Data listing:
|---|
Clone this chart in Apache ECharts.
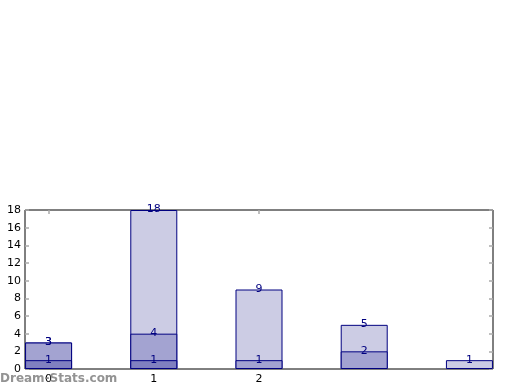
<!DOCTYPE html>
<html><head><meta charset="utf-8">
<script src="https://cdn.jsdelivr.net/npm/echarts@6/dist/echarts.min.js"></script>
<style>html,body{margin:0;padding:0;background:#fff}#c{width:520px;height:390px}</style>
</head><body><div id="c"></div>
<script>
const positions = [0, 1, 2, 3, 4];
const xTickLabels = [0, 1, 2];
const lightValues = [3, 18, 9, 5, 1];
const mediumValues = [3, 4, 1, 2, null];
const darkValues = [1, 1, null, null, null];
const yTicks = [0, 2, 4, 6, 8, 10, 12, 14, 16, 18];

const chart = echarts.init(document.getElementById('c'), null, {renderer: 'canvas'});
const pair = vals => positions.map((p, i) => vals[i] == null ? null : [p, vals[i]]).filter(d => d);
const labelCfg = {show: true, position: 'top', distance: -5, color: '#000080', fontSize: 11, fontFamily: 'DejaVu Sans'};
const mk = (name, vals, color) => ({
  name, type: 'bar', data: pair(vals), barWidth: 47, barGap: '-100%',
  itemStyle: {color, borderColor: '#000080', borderWidth: 1},
  label: labelCfg, animation: false
});
const tickStyle = {show: true, inside: true, length: 4, lineStyle: {color: '#aaa', width: 1.5}};
const noLine = {show: false, onZero: false};
chart.setOption({
  animation: false,
  grid: {left: 25, right: 27, top: 210, bottom: 21, show: true, borderColor: '#000', borderWidth: 1, backgroundColor: 'transparent'},
  xAxis: [
    {type: 'value', min: -0.224, max: 4.224, position: 'bottom',
     axisLine: noLine, splitLine: {show: false},
     axisTick: Object.assign({}, tickStyle, {customValues: xTickLabels}),
     axisLabel: {customValues: xTickLabels, color: '#000', fontSize: 11, fontFamily: 'DejaVu Sans', margin: 5}},
    {type: 'value', min: -0.224, max: 4.224, position: 'top',
     axisLine: noLine, splitLine: {show: false},
     axisTick: Object.assign({}, tickStyle, {customValues: xTickLabels}),
     axisLabel: {show: false}}
  ],
  yAxis: [
    {type: 'value', min: 0, max: 18, interval: 2, position: 'left',
     axisLine: noLine, splitLine: {show: false}, axisTick: tickStyle,
     axisLabel: {color: '#000', fontSize: 11, fontFamily: 'DejaVu Sans', margin: 4}},
    {type: 'value', min: 0, max: 18, interval: 2, position: 'right',
     axisLine: noLine, splitLine: {show: false}, axisTick: tickStyle,
     axisLabel: {show: false}}
  ],
  series: [
    mk('light', lightValues, '#cccce4'),
    mk('medium', mediumValues, '#a3a3d1'),
    mk('dark', darkValues, '#8080c0')
  ],
  graphic: [{type: 'text', left: 0, top: 373, z: 100,
    style: {text: 'Dream-Stats.com', fill: 'rgba(128,128,128,0.85)', font: 'bold 12px "DejaVu Sans"'}}]
});
</script></body></html>
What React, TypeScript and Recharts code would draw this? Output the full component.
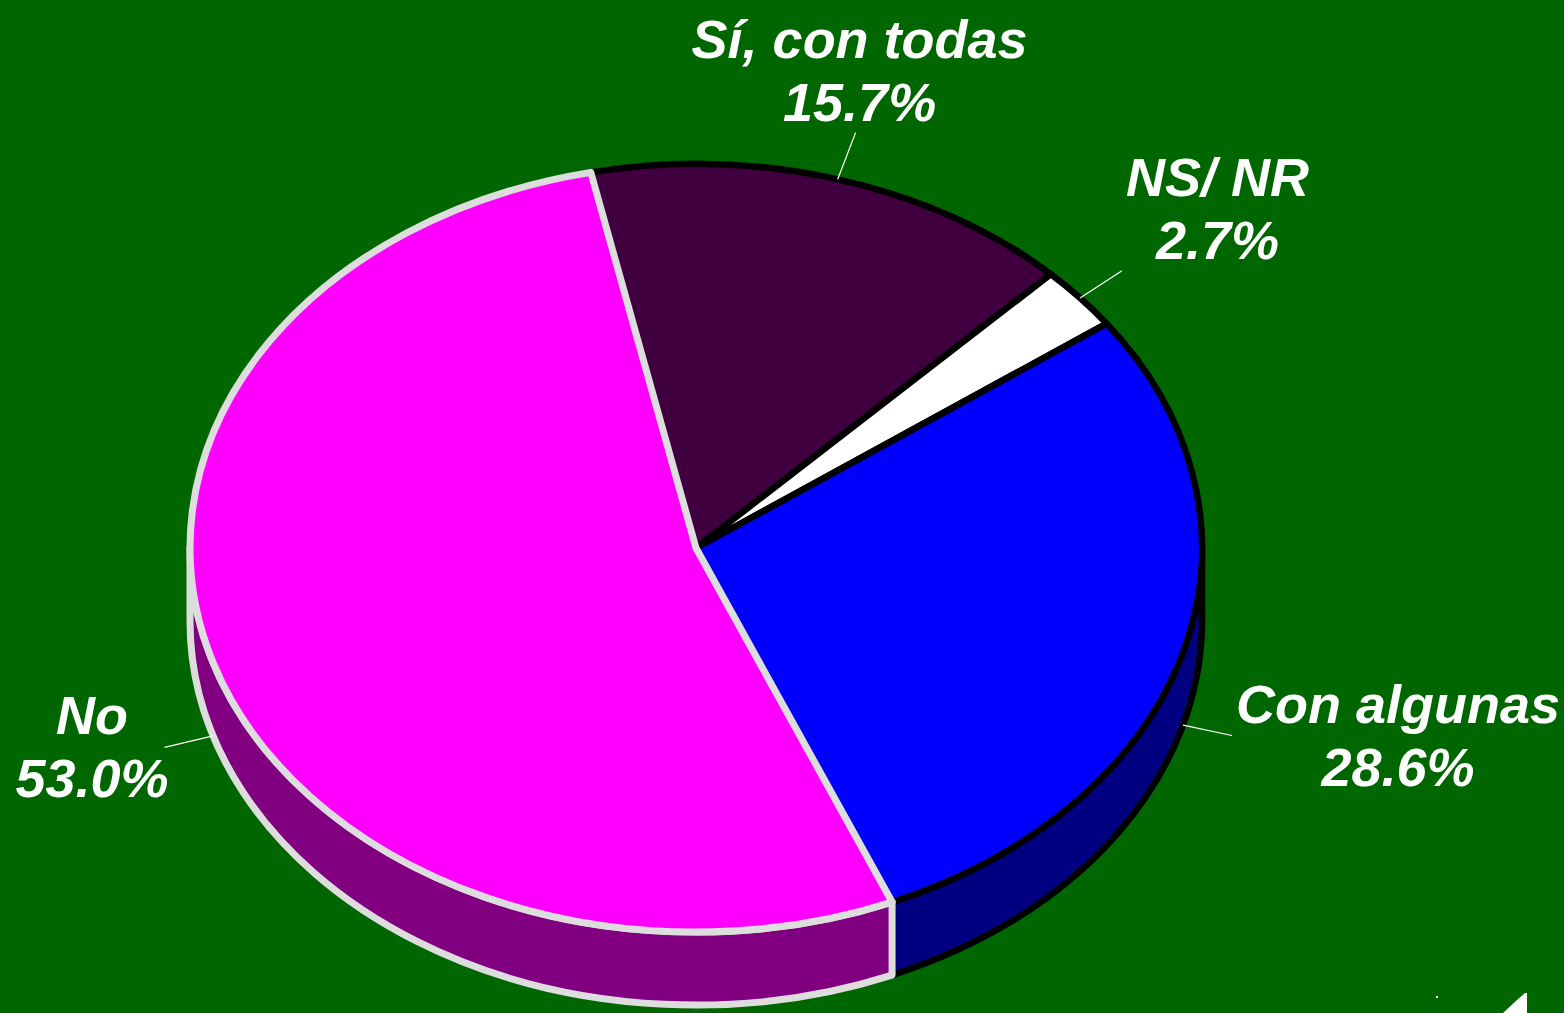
import React from 'react';
import { PieChart, Pie, Cell } from 'recharts';

const categories = ['Sí, con todas', 'NS/ NR', 'Con algunas', 'No'];
const values = [15.7, 2.7, 28.6, 53.0];
const topColors = ['#400040', '#FFFFFF', '#0000FF', '#FF00FF'];
const sideColors = ['#200020', '#C0C0C0', '#000080', '#800080'];
const edgeColors = ['#000000', '#000000', '#000000', '#DDDDDD'];

const data = categories.map((name, i) => ({ name, value: values[i] }));

const W = 1564;
const H = 1013;
const CX = 696;
const CY = 548;
const RX = 506;
const TILT = 0.759;
const DEPTH = 73;
const FONT_SIZE = 54;
const FONT = `italic bold ${FONT_SIZE}px "Liberation Sans"`;
const LINE_GAP = 63;
const BG = '#006600';

const RAD = Math.PI / 180;
const ept = (cx: number, cy: number, rx: number, ry: number, a: number, dy = 0) =>
  [cx + rx * Math.cos(a * RAD), cy - ry * Math.sin(a * RAD) + dy];
const fmt = (p: number[]) => `${p[0].toFixed(2)},${p[1].toFixed(2)}`;

let ctx: CanvasRenderingContext2D | null = null;
function textWidth(s: string) {
  if (!ctx) {
    const c = document.createElement('canvas');
    ctx = c.getContext('2d');
  }
  if (!ctx) return s.length * 28;
  ctx.font = FONT;
  return ctx.measureText(s).width;
}

function idxOf(props: any) {
  const nm = props?.payload?.name ?? props?.name;
  const i = categories.indexOf(nm);
  return i >= 0 ? i : props.index ?? 0;
}

function EllipseSector(props: any) {
  const { cx, cy, outerRadius, startAngle, endAngle } = props;
  const i = idxOf(props);
  const rx = outerRadius;
  const ry = outerRadius * TILT;
  const hi = Math.max(startAngle, endAngle);
  const lo = Math.min(startAngle, endAngle);
  const p1 = ept(cx, cy, rx, ry, hi);
  const p2 = ept(cx, cy, rx, ry, lo);
  const large = hi - lo > 180 ? 1 : 0;
  const top = `M${cx},${cy} L${fmt(p1)} A${rx},${ry} 0 ${large} 1 ${fmt(p2)} Z`;
  const sides: string[] = [];
  for (const k of [-720, -360, 0, 360]) {
    const a = Math.max(lo, -180 + k);
    const b = Math.min(hi, k);
    if (b > a) {
      const s1 = ept(cx, cy, rx, ry, b);
      const s2 = ept(cx, cy, rx, ry, a);
      const s3 = ept(cx, cy, rx, ry, a, DEPTH);
      const s4 = ept(cx, cy, rx, ry, b, DEPTH);
      sides.push(`M${fmt(s1)} A${rx},${ry} 0 0 1 ${fmt(s2)} L${fmt(s3)} A${rx},${ry} 0 0 0 ${fmt(s4)} Z`);
    }
  }
  const sw = i === 3 ? 7 : 6.5;
  return (
    <g>
      {sides.map((d, j) => (
        <path key={j} d={d} fill={sideColors[i]} stroke={edgeColors[i]} strokeWidth={sw} strokeLinejoin="round" />
      ))}
      <path d={top} fill={topColors[i]} stroke={edgeColors[i]} strokeWidth={sw} strokeLinejoin="round" />
    </g>
  );
}

function renderLabel(props: any) {
  const { cx, cy, outerRadius, midAngle } = props;
  const i = idxOf(props);
  const rx = outerRadius;
  const ry = outerRadius * TILT;
  const front = Math.sin(midAngle * RAD) < 0;
  const base = ept(cx, cy, rx, ry, midAngle);
  const dx = base[0] - cx;
  const dy = base[1] - cy;
  const len = Math.hypot(dx, dy);
  const ux = dx / len;
  const uy = dy / len;
  const start = [base[0], base[1] + (front ? DEPTH : 0)];
  const end = [start[0] + ux * 50, start[1] + uy * 50];
  const l1 = categories[i];
  const l2 = `${values[i].toFixed(1)}%`;
  const bw = Math.max(textWidth(l1), textWidth(l2));
  let tx: number;
  if (Math.abs(ux) < 0.5) tx = end[0] + 4;
  else if (ux > 0) tx = end[0] + 4 + bw / 2;
  else tx = end[0] + 4 - bw / 2;
  let b2: number;
  if (uy < -0.5) b2 = end[1] - 12;
  else b2 = end[1] + 50;
  const b1 = b2 - LINE_GAP;
  return (
    <g key={`lab-${i}`}>
      <line x1={start[0]} y1={start[1]} x2={end[0]} y2={end[1]} stroke="#FFFFFF" strokeWidth={1.2} />
      <text x={tx} y={b1} textAnchor="middle" fill="#FFFFFF" fontFamily='"Liberation Sans", Arial, sans-serif' fontWeight="bold" fontStyle="italic" fontSize={FONT_SIZE}>{l1}</text>
      <text x={tx} y={b2} textAnchor="middle" fill="#FFFFFF" fontFamily='"Liberation Sans", Arial, sans-serif' fontWeight="bold" fontStyle="italic" fontSize={FONT_SIZE}>{l2}</text>
    </g>
  );
}

export default function App() {
  return (
    <div style={{ position: 'absolute', left: 0, top: 0, width: W, height: H, background: BG, overflow: 'hidden' }}>
      <PieChart width={W} height={H} margin={{ top: 0, right: 0, bottom: 0, left: 0 }}>
        <Pie
          data={data}
          dataKey="value"
          nameKey="name"
          cx={CX}
          cy={CY}
          innerRadius={0}
          outerRadius={RX}
          startAngle={102}
          endAngle={-258}
          isAnimationActive={false}
          shape={EllipseSector}
          label={renderLabel}
          labelLine={false}
          stroke="none"
        >
          {data.map((d, i) => (
            <Cell key={d.name} fill={topColors[i]} />
          ))}
        </Pie>
      </PieChart>
      <svg width={W} height={H} style={{ position: 'absolute', left: 0, top: 0, pointerEvents: 'none' }}>
        <path d="M1503,1013 L1517,1000 L1525,993 L1527,993 L1527,1013 Z" fill="#FFFFFF" />
        <rect x={1436} y={996} width={2} height={2} fill="#FFFFFF" />
      </svg>
    </div>
  );
}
|---|
Task to complete: Every line from the top of the material above through the line with "14, 16, 18];" should be duplicated exactly, please; leave out the pictures.

Answer to this problem:
Clone this chart in Apache ECharts.
<!DOCTYPE html>
<html><head><meta charset="utf-8">
<script src="https://cdn.jsdelivr.net/npm/echarts@6/dist/echarts.min.js"></script>
<style>html,body{margin:0;padding:0;background:#fff}#c{width:520px;height:390px}</style>
</head><body><div id="c"></div>
<script>
const positions = [0, 1, 2, 3, 4];
const xTickLabels = [0, 1, 2];
const lightValues = [3, 18, 9, 5, 1];
const mediumValues = [3, 4, 1, 2, null];
const darkValues = [1, 1, null, null, null];
const yTicks = [0, 2, 4, 6, 8, 10, 12, 14, 16, 18];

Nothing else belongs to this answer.